Dissertations and Theses

Date of Award


Document Type



International Relations

First Advisor

Jean Krasno


Russia, gender-based violence, human trafficking


Gender-based violence can take various forms – physical, sexual, psychological, and economic. Violence against women is a global public health problem and not only violates human rights, but also hampers productivity, reduces human capital, and undermines economic growth. Since the collapse of the Soviet Union in 1991, human trafficking for sexual exploitation and domestic violence have become a significant problem in post-communist countries. The fall of the Soviet Union also shaped national gender policies in post-communist countries. Despite the common challenges they face, success in implementing anti-trafficking procedures and measures against domestic violence varies from country to country.

According to the U.S. Department of State annual reports, Russia has been recognized as a country with an extremely low level of government effort to eliminate human trafficking since 2005. In June 2013, Russia was downgraded to the lowest possible Tier 3 ranking, which means that it might be subjected to certain sanctions. Russia is identified as a country of origin, transit, and destination for both victims of sex and labor trafficking.
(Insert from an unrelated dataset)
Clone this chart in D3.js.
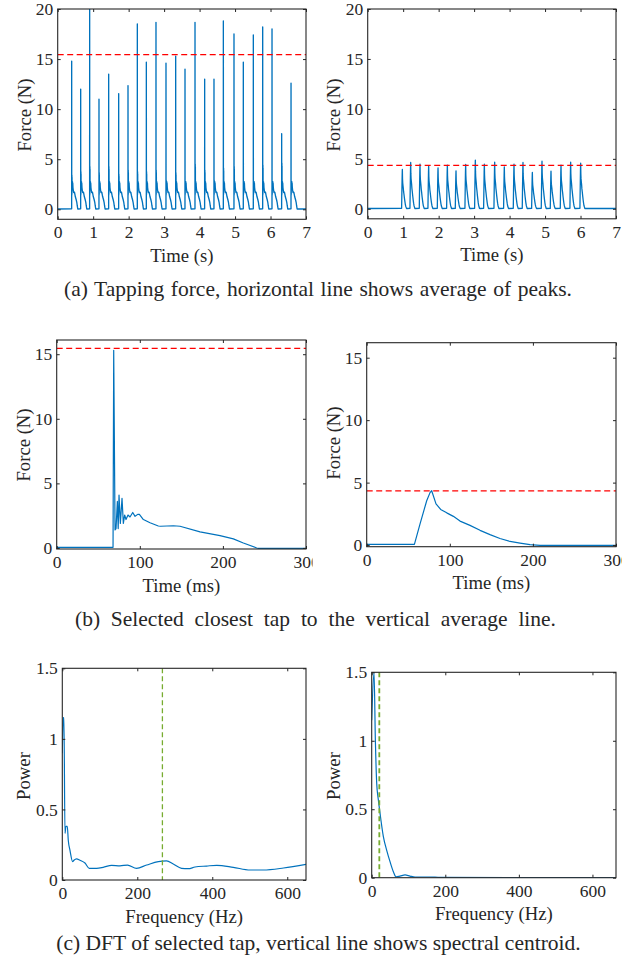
<!DOCTYPE html>
<html><head><meta charset="utf-8">
<script src="https://cdn.jsdelivr.net/npm/d3@7"></script>
<style>
body{margin:0;background:#fff;}
svg{display:block;}
text{font-family:"Liberation Serif","Times New Roman",serif;fill:#262626;}
</style>
</head><body>
<script>
// ---------- DATA ----------
// (a) left: tapping force, tap peak times (s), peak forces (N), secondary ringing heights (N)
const tapTimesA = [0.394,0.648,0.901,1.164,1.437,1.719,1.982,2.245,2.499,2.771,3.053,3.326,3.589,3.871,4.143,4.406,4.670,4.970,5.233,5.515,5.779,6.042,6.314,6.578];
const tapPeaksA = [14.8,12.0,20.0,11.0,13.5,11.55,12.35,18.5,14.7,18.67,14.6,15.3,14.0,18.67,13.0,13.0,18.8,17.5,14.7,17.4,18.2,18.0,7.55,12.6];
const tapBumpsA = [3.4,3.76,4.26,3.66,4.26,3.5,3.9,3.76,3.76,3.9,2.9,3.66,2.76,4.5,3.9,2.9,4.1,4.26,2.76,2.43,4.4,2.43,4.6,2.66];
const avgPeakA = 15.45;
// (a) right
const tapTimesB = [0.977,1.212,1.475,1.719,1.983,2.246,2.490,2.762,3.035,3.289,3.580,3.852,4.125,4.378,4.642,4.914,5.168,5.450,5.722,6.004];
const tapPeaksB = [3.94,4.64,4.47,4.27,4.1,4.37,3.8,4.44,4.87,4.47,4.67,4.2,4.47,4.64,3.64,4.77,3.77,4.37,4.67,4.57];
const avgPeakB = 4.34;
// (b) left: selected tap (ms, N)
const selTapA_ms = [0,67.8,68.6,70.2,71.4,73.0,74.0,75.0,76.6,78.6,80.2,81.8,83.4,85.8,88.2,91.5,94.3,97.5,99.5,104.3,112.3,122.3,125,140.4,148.4,172.5,196.5,212.6,224.6,240.7,243,300];
const selTapA_N  = [0.05,0.05,15.3,1.4,1.5,3.6,1.5,4.1,1.9,3.85,1.9,2.55,2.2,2.55,2.4,2.75,2.45,2.6,2.6,2.2,1.95,1.7,1.68,1.72,1.68,1.25,0.95,0.7,0.38,0.0,-0.03,-0.03];
// (b) right: selected tap (ms, N)
const selTapB_ms = [0,57.4,64.2,72.2,76.2,78.2,83.4,89,96.3,104.3,112.3,124.3,136.4,148.4,160.4,172.5,184.5,196.5,208.6,300];
const selTapB_N  = [0.05,0.05,1.7,3.55,4.2,4.35,3.3,2.85,2.58,2.3,1.92,1.58,1.18,0.84,0.53,0.29,0.16,0.03,-0.03,-0.03];
// (c) left: DFT power
const specA_Hz = [0,2.7,4.4,7.1,9.8,13.3,16,20.5,27.6,31,38,47,60.5,72,91.6,109,131.6,153.8,174,198,225,256,278,296,318,336,354,385,412,456,501,536,590,650];
const specA_P  = [0.898,1.15,1.15,0.33,0.38,0.38,0.28,0.21,0.13,0.14,0.15,0.14,0.12,0.083,0.083,0.09,0.104,0.10,0.106,0.083,0.106,0.13,0.135,0.113,0.083,0.08,0.092,0.099,0.104,0.09,0.071,0.071,0.085,0.111];
const centroidA = 267;
// (c) right: DFT power
const specB_Hz = [0,6.3,10,13.6,18,22.7,31.7,40.8,49.8,58.9,66,77,90.6,104,118,140,158,186,664];
const specB_P  = [1.15,1.5,1.0,0.69,0.57,0.47,0.30,0.20,0.117,0.044,0.007,0.012,0.02,0.012,0.005,0.005,0.005,0.002,0];
const centroidB = 20.7;
// tick values
const timeTicksS = [0,1,2,3,4,5,6,7];
const forceTicksA = [0,5,10,15,20];
const timeTicksMs = [0,100,200,300];
const forceTicksB = [0,5,10,15];
const freqTicks = [0,200,400,600];
const powerTicks = [0,0.5,1,1.5];
const captions = [
  "(a) Tapping force, horizontal line shows average of peaks.",
  "(b) Selected closest tap to the vertical average line.",
  "(c) DFT of selected tap, vertical line shows spectral centroid."
];

// ---------- build tap trains from read values ----------
function trainA(){
  const pk = 2; // index of peak in selected tap template
  const pts = [[0,0.03]];
  tapTimesA.forEach((t,i)=>{
    for(let j=1;j<selTapA_ms.length-1;j++){
      let v = selTapA_N[j];
      if(j===pk) v = tapPeaksA[i];
      else if(selTapA_ms[j]>70 && selTapA_ms[j]<82 && v>3) v = v*tapBumpsA[i]/4.1;
      pts.push([t+(selTapA_ms[j]-selTapA_ms[pk])/1000, Math.max(v,0.03)]);
    }
  });
  pts.push([7,0.03]);
  return pts;
}
function trainB(){
  const pk = 5;
  const pts = [[0,0.03]];
  tapTimesB.forEach((t,i)=>{
    for(let j=1;j<selTapB_ms.length-1;j++){
      const v = selTapB_N[j]*tapPeaksB[i]/selTapB_N[pk];
      pts.push([t+(selTapB_ms[j]-selTapB_ms[pk])/1000, Math.max(v,0.03)]);
    }
  });
  pts.push([7,0.03]);
  return pts;
}

// ---------- DRAW ----------
const svg = d3.select("body").append("svg").attr("width",641).attr("height",965);
const AX = "#262626", BLUE = "#0072BD", RED = "#FF0000", GREEN = "#77AC30";

function panel(p){
  const x = d3.scaleLinear().domain(p.xDomain).range([p.l,p.r]);
  const y = d3.scaleLinear().domain(p.yDomain).range([p.b,p.t]);
  const cid = "c"+p.id;
  svg.append("clipPath").attr("id",cid).append("rect")
    .attr("x",p.l).attr("y",p.t).attr("width",p.r-p.l).attr("height",p.b-p.t);
  const g = svg.append("g");
  const plot = g.append("g").attr("clip-path",`url(#${cid})`);
  plot.append("path").datum(p.series)
    .attr("fill","none").attr("stroke",BLUE).attr("stroke-width",p.lw||1.2)
    .attr("stroke-linejoin","round")
    .attr("d", d3.line().x(d=>x(d[0])).y(d=>y(d[1])).curve(p.curve||d3.curveLinear));
  if(p.hline!==undefined){
    plot.append("line").attr("x1",p.l).attr("x2",p.r).attr("y1",y(p.hline)).attr("y2",y(p.hline))
      .attr("stroke",RED).attr("stroke-width",1.3).attr("stroke-dasharray","6,3.5");
  }
  if(p.vline!==undefined){
    plot.append("line").attr("x1",x(p.vline)).attr("x2",x(p.vline)).attr("y1",p.t).attr("y2",p.b)
      .attr("stroke",GREEN).attr("stroke-width",p.vlw||1.3).attr("stroke-dasharray","5,3");
  }
  const tl = 3;
  const fmt = d3.format("");
  // bottom (clip in the axis group's local coordinates)
  const cidx = "cx"+p.id;
  svg.append("clipPath").attr("id",cidx).append("rect").attr("x",p.l-40).attr("y",-10).attr("width",p.clipR-(p.l-40)).attr("height",40);
  const gb = g.append("g").attr("transform",`translate(0,${p.b})`).attr("clip-path",`url(#${cidx})`)
    .call(d3.axisBottom(x).tickValues(p.xTicks).tickSizeInner(-tl).tickSizeOuter(0).tickPadding(6.5).tickFormat(fmt));
  const gt = g.append("g").attr("transform",`translate(0,${p.t})`)
    .call(d3.axisTop(x).tickValues(p.xTicks).tickSizeInner(-tl).tickSizeOuter(0).tickFormat(""));
  const gl = g.append("g").attr("transform",`translate(${p.l},0)`)
    .call(d3.axisLeft(y).tickValues(p.yTicks).tickSizeInner(-tl).tickSizeOuter(0).tickPadding(4.5).tickFormat(fmt));
  const gr = g.append("g").attr("transform",`translate(${p.r},0)`)
    .call(d3.axisRight(y).tickValues(p.yTicks).tickSizeInner(-tl).tickSizeOuter(0).tickFormat(""));
  [gb,gt,gl,gr].forEach(a=>{
    a.select(".domain").remove();
    a.selectAll("line").attr("stroke",AX).attr("stroke-width",1);
    a.selectAll("text").attr("font-family",'"Liberation Serif",serif').attr("font-size",17.5).attr("fill",AX);
  });
  g.append("rect").attr("x",p.l).attr("y",p.t).attr("width",p.r-p.l).attr("height",p.b-p.t)
    .attr("fill","none").attr("stroke",AX).attr("stroke-width",1.1);
  g.append("text").attr("x",(p.l+p.r)/2+p.xlDx).attr("y",p.b+42.5).attr("text-anchor","middle")
    .attr("font-size",18.7).text(p.xLabel);
  g.append("text").attr("transform",`translate(${p.ylX},${p.ylY}) rotate(-90)`).attr("text-anchor","middle")
    .attr("dy","0.33em").attr("font-size",18.7).text(p.yLabel);
}

panel({id:1,l:57.7,r:306,t:9,b:219.3,xDomain:[0,7],yDomain:[-1,20],xTicks:timeTicksS,yTicks:forceTicksA,lw:1.35,
  series:trainA(),hline:avgPeakA,xLabel:"Time (s)",yLabel:"Force (N)",xlDx:0,ylX:25,ylY:115,clipR:641});
panel({id:2,l:367.7,r:616,t:9,b:218.8,xDomain:[0,7],yDomain:[-1,20],xTicks:timeTicksS,yTicks:forceTicksA,lw:1.3,
  series:trainB(),hline:avgPeakB,xLabel:"Time (s)",yLabel:"Force (N)",xlDx:0,ylX:334,ylY:115,clipR:641});
panel({id:3,l:56.7,r:306,t:340,b:549,xDomain:[0,300],yDomain:[-0.08,16.1],xTicks:timeTicksMs,yTicks:forceTicksB,
  series:selTapA_ms.map((m,i)=>[m,selTapA_N[i]]),hline:avgPeakA,xLabel:"Time (ms)",yLabel:"Force (N)",xlDx:0,ylX:24,ylY:445,clipR:312.5});
panel({id:4,l:366.7,r:616,t:342.7,b:546.7,xDomain:[0,300],yDomain:[-0.13,16.2],xTicks:timeTicksMs,yTicks:forceTicksB,
  series:selTapB_ms.map((m,i)=>[m,selTapB_N[i]]),hline:avgPeakB,xLabel:"Time (ms)",yLabel:"Force (N)",xlDx:0,ylX:334,ylY:443,clipR:622});
panel({id:5,l:62.3,r:306,t:668.3,b:880,xDomain:[0,650],yDomain:[0,1.5],xTicks:freqTicks,yTicks:powerTicks,
  series:specA_Hz.map((f,i)=>[f,specA_P[i]]),vline:centroidA,xLabel:"Frequency (Hz)",yLabel:"Power",xlDx:0,ylX:24,ylY:776,clipR:641,curve:d3.curveMonotoneX});
panel({id:6,l:371.7,r:616,t:672.3,b:877.7,xDomain:[0,664],yDomain:[0,1.5],xTicks:freqTicks,yTicks:powerTicks,
  series:specB_Hz.map((f,i)=>[f,specB_P[i]]),vline:centroidB,vlw:1.8,xLabel:"Frequency (Hz)",yLabel:"Power",xlDx:0,ylX:334,ylY:776,clipR:641,curve:d3.curveMonotoneX});

// captions
const capPos = [[318,296,508],[315.5,626,481],[318.5,950,505]];
captions.forEach((c,i)=>{
  const t = svg.append("text").attr("x",capPos[i][0]).attr("y",capPos[i][1]).attr("text-anchor","middle")
    .attr("font-size",21.5).text(c);
  const w = t.node().getComputedTextLength();
  const spaces = (c.match(/ /g)||[]).length;
  const extra = capPos[i][2]-w;
  if(extra>4) t.attr("word-spacing",(extra/spaces).toFixed(2));
});
</script>
</body></html>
On the contrary, the Czech Republic has been ranked in Tier 1 before 2011 and again for three years in a row since 2012 which is a rare high ranking for a former post-communist country.

Annually over fourteen thousand women in Russia are murdered by their current or former intimate partners. It literally means that every two hours three women in Russia die because of domestic violence. Despite alarming statistics, federal legislation to combat domestic violence is lacking in Russia. In a contrast, the Czech government introduced a comprehensive multilevel mechanism of protection of victims of domestic violence. Through comparison of policies against human trafficking and domestic violence in Russia and the Czech Republic, I attempt to evaluate recognition of gender-based violence and a strategy for fighting it in selected countries.